Alterother, Mar 07 2012

       I want to hate this idea so bad, but, it is better than the system we have. :'(
DIYMatt, Mar 10 2012

       In all political systems (even dictatorial ones) - there's some range of idea competition -- obviously a narrower one for dictatorships.   

       The closer you get to a democratic ideal, the larger that range is, but it's not infinite (i.e. some ideas are so politically incorrect true debate is impossible in a modern society, but they still exist at the fringes).   

       Enter campaign contributions. What are they used for?   

       1) Organization, i.e. hiring campaign workers, etc 2) Advertising, primarily TV advertising.   

       It seems to be a universal presumption that this second use is at the very least problematic. It is also statistically demonstrable that it is effective, at least in the form of negative advertising.   

       But what does it actually mean that it is "effective"? It means the vote of a range of voters is very sway-able, which most likely means it is insufficiently informed. (or if you'd like, they are not set in their ways).   

       Bottom line is -- no matter what you do, so long as a democratic system depends on getting votes, in large part on getting the votes of those who are not informed and honestly mostly couldn't care less, it is impossible to expect that money would not be used to attempt to influence those voters - - since they are the only voters who would actually possibly change their mind.   

       I suspect the real flaw is in the system, and is unfix-able. It is a direct result of actually letting people vote. Enter your favorite Churchill quote.   
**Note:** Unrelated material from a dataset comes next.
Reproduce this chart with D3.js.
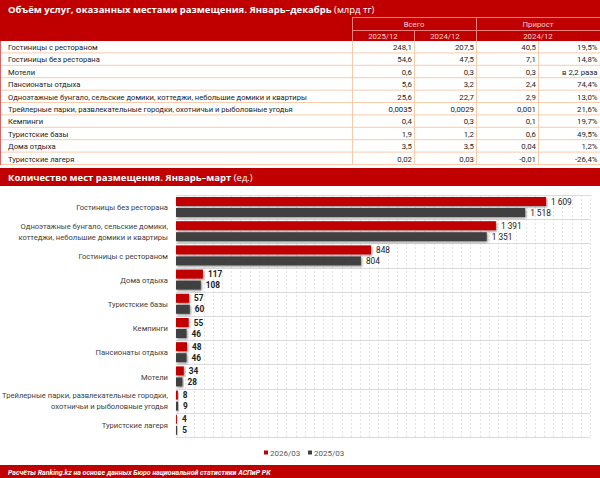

       As to the "goodness" of the cause, and whether money comes from one or more sources:   

       There's a wondrous thing about money -- it is a mostly universally accessible, fungible exchange mechanism.   

       So if you are able to motivate 1000 people to send you $1000 each, or a single person to send you a million dollars, or even if you are using your own -- it is an indication of different skills, and perhaps different strategies -- but in the end, what matters is that you figured out how to get a sufficient amount of money to pursue your goal.   

       One way or another, in the upcoming Presidential election, the candidates will spend roughly $20 per vote. But in actuality, if you divide by the "sway- able" votes, it's closer to $200 per vote. Gotta get the money from somewhere.
theircompetitor, Mar 10 2012

       You want to reduce the deficit? Have the people who pay taxes, make the budget, not the politicians. If you don't pay taxes, you don't get to decide (even through a representative) where the money goes.
copycat042, Mar 12 2012

       Politicians pay taxes, cat. Well, some of them do, anyway.